Bug #48132 Misaligned Signal variable leads to ndbd crash on some architectures
Submitted: 17 Oct 2009 21:05 Modified: 9 Mar 2016 16:16
Reporter: [ name withheld ] Email Updates:
Status: Closed Impact on me:
None 
Category:MySQL Cluster: Cluster (NDB) storage engine Severity:S1 (Critical)
Version:mysql-5.1 OS:Any (recent gcc needed)
Assigned to: CPU Architecture:Any
Tags: 5.1.39, Contribution

[17 Oct 2009 21:05] [ name withheld ]
Description:
ndbd reproducibly crashes at launch when built for sparc64 using current Fedora tools.  The cause turns out to be a klugy declaration of a local Signal data structure which fails to meet the required 8-byte alignment of the struct type.  In recent gcc versions, the memcpy at the end of Dbacc::execREAD_PSEUDO_REQ can be optimized into an aligned 8-byte load and store, and on an architecture that is actually picky about alignment, this leads to SIGBUS.  Even on architectures that are more forgiving, the inadequate alignment of the struct is surely leading to wasted cycles.

You have a clean way to declare suitably aligned and sized Signal structs, which is the parameterized type SignalT, but somebody didn't know enough to use it.  The immediate cause of the crash is the bogus declaration in dbtup/DbtupRoutines.cpp.  I went looking for other similar declarations, and found one in ndbfs/AsyncFile.cpp.  There might be others --- it would be prudent to do a more thorough code search.
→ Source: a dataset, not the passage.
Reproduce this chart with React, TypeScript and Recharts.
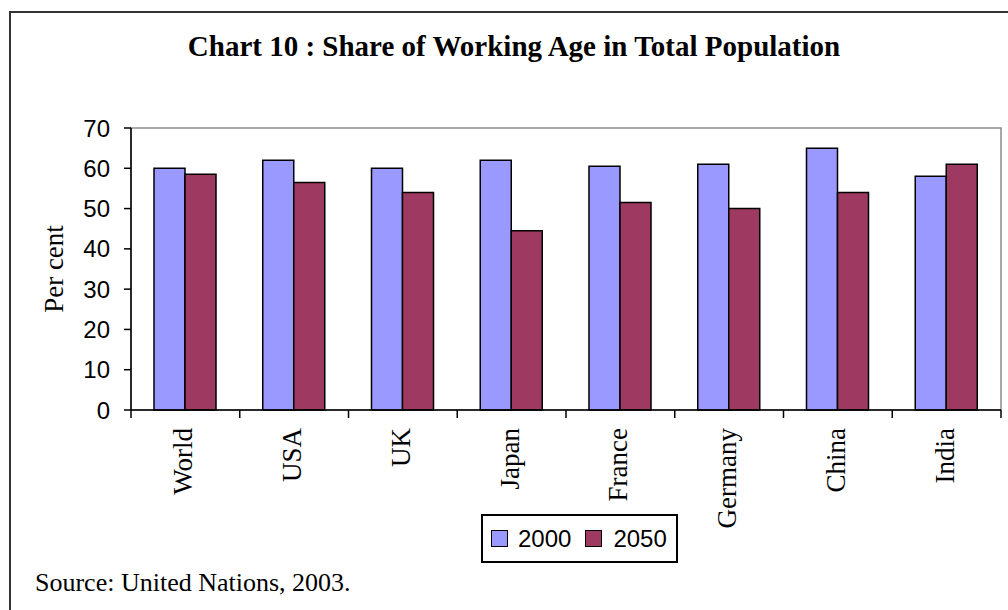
import React from 'react';
import { BarChart, Bar, XAxis, YAxis, Legend, ReferenceArea } from 'recharts';

const categories = ['World', 'USA', 'UK', 'Japan', 'France', 'Germany', 'China', 'India'];
const share2000 = [60, 62, 60, 62, 60.5, 61, 65, 58];
const share2050 = [58.5, 56.5, 54, 44.5, 51.5, 50, 54, 61];
const yTicks = [0, 10, 20, 30, 40, 50, 60, 70];

const chartData = categories.map((name, i) => ({ name, y2000: share2000[i], y2050: share2050[i] }));

const serif = '"Liberation Serif", "Times New Roman", serif';
const sans = '"Liberation Sans", Arial, sans-serif';

// rotated category label plus the tick marks sitting on the band edges
const CategoryTick = (props: any) => {
  const { x, y, payload, index, visibleTicksCount, width } = props;
  const half = payload && payload.offset ? payload.offset : width / visibleTicksCount / 2;
  const last = index === visibleTicksCount - 1;
  return (
    <g>
      <line x1={x - half} y1={y - 8} x2={x - half} y2={y} stroke="#000" strokeWidth={1.5} />
      {last && <line x1={x + half} y1={y - 8} x2={x + half} y2={y} stroke="#000" strokeWidth={1.5} />}
      <text
        transform={`translate(${x + 7}, ${y + 10}) rotate(-90)`}
        textAnchor="end"
        fontFamily={serif}
        fontSize={27}
        fill="#000"
      >
        {payload.value}
      </text>
    </g>
  );
};

const YLabel = (props: any) => {
  const vb = props.viewBox || { x: 0, y: 128, width: 131, height: 282 };
  const cx = vb.x + 63;
  const cy = vb.y + vb.height / 2;
  return (
    <text
      transform={`translate(${cx}, ${cy}) rotate(-90)`}
      textAnchor="middle"
      fontFamily={serif}
      fontSize={27}
      fill="#000"
    >
      Per cent
    </text>
  );
};

const LegendBox = (props: any) => {
  const items = props.payload || [];
  return (
    <div
      style={{
        boxSizing: 'border-box',
        width: 197,
        height: 49,
        border: '2px solid #000',
        display: 'flex',
        alignItems: 'center',
        paddingLeft: 8,
        fontFamily: sans,
        fontSize: 24,
        color: '#000',
        background: '#fff',
      }}
    >
      {items.map((p: any, i: number) => (
        <span key={p.value} style={{ display: 'flex', alignItems: 'center', marginLeft: i === 0 ? 0 : 14 }}>
          <span
            style={{
              display: 'inline-block',
              boxSizing: 'border-box',
              width: 17,
              height: 17,
              background: p.color,
              border: '1px solid #000',
              marginRight: i === 0 ? 10 : 11,
            }}
          />
          <span style={{ lineHeight: 1 }}>{p.value}</span>
        </span>
      ))}
    </div>
  );
};

const App = () => {
  return (
    <div style={{ position: 'fixed', inset: 0, overflow: 'hidden', background: '#fff' }}>
      <div
        style={{
          position: 'absolute',
          left: 9,
          top: 11,
          width: 1200,
          height: 800,
          borderLeft: '2px solid #333',
          borderTop: '2px solid #333',
        }}
      />
      <div
        style={{
          position: 'absolute',
          left: 0,
          top: 32,
          width: 1028,
          textAlign: 'center',
          fontFamily: serif,
          fontWeight: 'bold',
          fontSize: 29,
          lineHeight: 1,
          color: '#000',
          whiteSpace: 'nowrap',
        }}
      >
        Chart 10 :  Share of Working Age in Total Population
      </div>
      <div style={{ position: 'absolute', left: 0, top: 0 }}>
        <BarChart
          width={1008}
          height={610}
          data={chartData}
          margin={{ top: 128, right: 7, bottom: 0, left: 0 }}
          barCategoryGap={23}
          barGap={0}
        >
          <ReferenceArea y1={0} y2={70} fill="none" stroke="#8c8c8c" strokeWidth={1.5} ifOverflow="visible" />
          <XAxis
            dataKey="name"
            interval={0}
            height={200}
            tickSize={8}
            tickMargin={0}
            tickLine={false}
            axisLine={{ stroke: '#000', strokeWidth: 1.5 }}
            tick={<CategoryTick />}
          />
          <YAxis
            width={131}
            domain={[0, 70]}
            ticks={yTicks}
            interval={0}
            tickSize={7}
            tickMargin={14}
            axisLine={{ stroke: '#000', strokeWidth: 1.5 }}
            tickLine={{ stroke: '#000', strokeWidth: 1.5 }}
            tick={{ fill: '#000', fontFamily: sans, fontSize: 24 }}
            label={<YLabel />}
          />
          <Legend
            layout="horizontal"
            verticalAlign="middle"
            align="center"
            content={<LegendBox />}
            wrapperStyle={{ left: 481, top: 514, width: 197, height: 49 }}
          />
          <Bar dataKey="y2000" name="2000" fill="#9999ff" stroke="#000" strokeWidth={1.5} isAnimationActive={false} />
          <Bar dataKey="y2050" name="2050" fill="#9e3a62" stroke="#000" strokeWidth={1.5} isAnimationActive={false} />
        </BarChart>
      </div>
      <div
        style={{
          position: 'absolute',
          left: 35,
          top: 570,
          fontFamily: serif,
          fontSize: 26,
          lineHeight: 1,
          color: '#000',
          whiteSpace: 'nowrap',
        }}
      >
        Source: United Nations, 2003.
      </div>
    </div>
  );
};

export default App;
BTW, that memcpy itself looks like it might be an old workaround for this same bug, in view of the comment showing that someone didn't fully understand why he was putting it in.  However, the tools have now caught up to the point where the memcpy can be optimized into a 8-byte load/store too, so you need to fix it for real.

How to repeat:
Build mysql with ndbcluster enabled on sparc64 using a reasonably recent gcc (4.4.1 or up), and run the regression tests.  It will crash instantly on the first ndb test.

Suggested fix:
diff -Naur mysql-5.1.39.orig/storage/ndb/src/kernel/blocks/dbtup/DbtupRoutines.cpp mysql-5.1.39/storage/ndb/src/kernel/blocks/dbtup/DbtupRoutines.cpp
--- mysql-5.1.39.orig/storage/ndb/src/kernel/blocks/dbtup/DbtupRoutines.cpp	2009-09-04 12:21:18.000000000 -0400
+++ mysql-5.1.39/storage/ndb/src/kernel/blocks/dbtup/DbtupRoutines.cpp	2009-10-17 14:24:56.000000000 -0400
@@ -1144,8 +1144,9 @@
                    KeyReqStruct *req_struct,
                    Uint32* outBuffer)
 {
-  Uint32 tmp[sizeof(SignalHeader)+25];
-  Signal * signal = (Signal*)&tmp;
+  SignalT<25> signalT;
+  Signal *signal= (Signal*)&signalT;
+
   switch(attrId){
   case AttributeHeader::FRAGMENT:
     * outBuffer = fragptr.p->fragmentId;
diff -Naur mysql-5.1.39.orig/storage/ndb/src/kernel/blocks/ndbfs/AsyncFile.cpp mysql-5.1.39/storage/ndb/src/kernel/blocks/ndbfs/AsyncFile.cpp
--- mysql-5.1.39.orig/storage/ndb/src/kernel/blocks/ndbfs/AsyncFile.cpp	2009-09-04 12:21:19.000000000 -0400
+++ mysql-5.1.39/storage/ndb/src/kernel/blocks/ndbfs/AsyncFile.cpp	2009-10-17 14:26:21.000000000 -0400
@@ -529,8 +529,8 @@
   {
     off_t off = 0;
     const off_t sz = request->par.open.file_size;
-    Uint32 tmp[sizeof(SignalHeader)+25];
-    Signal * signal = (Signal*)(&tmp[0]);
+    SignalT<25> signalT;
+    Signal *signal= (Signal*)&signalT;
     FsReadWriteReq* req = (FsReadWriteReq*)signal->getDataPtrSend();
 
     Uint32 index = 0;
[19 Oct 2009 9:00] Gustaf Thorslund
Since awhile back now the cluster source lives in it's own tree and isn't merged into the main server tree. Looking at the source in the MySQL Cluster 7.0 tree it's been changed some since the version you're looking at and the patch you're suggesting wouldn't even apply.
[9 Mar 2016 15:41] Gustaf Thorslund
Posted by developer:
 
If looking in right tree, this was fixed awhile ago.

-->
commit 9b995aa2699f8b14e483f960a694269b1c89edab
Author: jonas@perch.ndb.mysql.com <>
Date:   Sun Dec 23 13:52:25 2007 +0100

    ndb - change long signal interface (in blocks) so that
    1) sections are never forwarded, but need to be explicitly handled
    2) unhandled section(s) will give ndbassert-ion failure (in post execXXX-handling)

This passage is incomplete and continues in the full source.